Restaurants operating after midnight often prioritize dishes that withstand volume and holding pressure more effectively. Fried items become increasingly prominent. Spring rolls, carrot cake, and yam puffs tolerate extended service conditions better than delicate har gow wrappers or highly temperature-sensitive rice noodle rolls. Kitchens adapt operationally, simplifying workflows to maintain speed during unconventional hours.
The dining rooms reflect this structural change. Conversations are louder. Tables are smaller and more transient. Groups arrive unpredictably rather than through coordinated reservations. Service becomes less ceremonial and more functional.
Even the pacing of ordering changes. Traditional yum cha unfolds gradually through rounds of tea and shared baskets. Late-night dim sum tends to condense into shorter, denser meals focused on immediate satisfaction rather than prolonged dining rhythm.
Yet despite these operational differences, the appeal remains closely tied to familiarity.

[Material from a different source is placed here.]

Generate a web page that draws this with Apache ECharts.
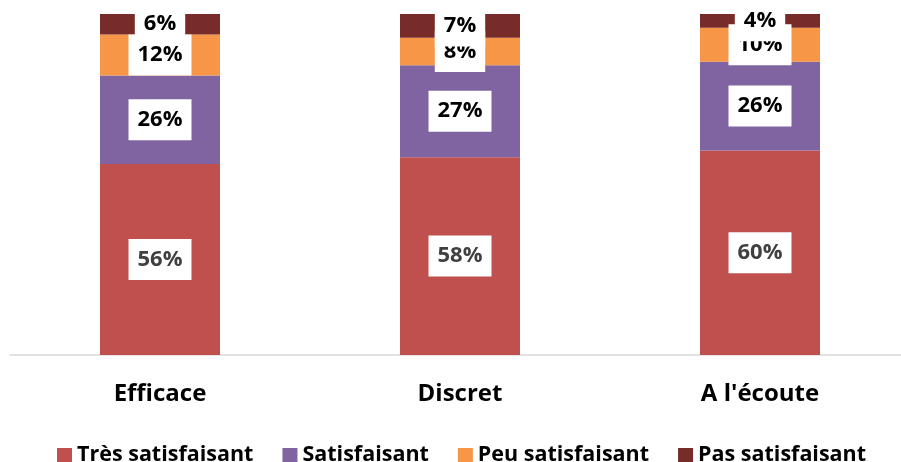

The steam, the bamboo baskets, the sharp scent of vinegar and chili oil — the framework of dim sum remains intact, even as the surrounding context evolves.
This is why late-night dim sum feels distinct without feeling disconnected from the broader Cantonese dining tradition. It represents adaptation rather than replacement.
In Singapore, where dining habits continuously shift around transport schedules, work culture, and nightlife patterns, late-night dim sum quietly developed into its own category by responding to a very practical demand: providing warm, shareable food long after most kitchens have closed.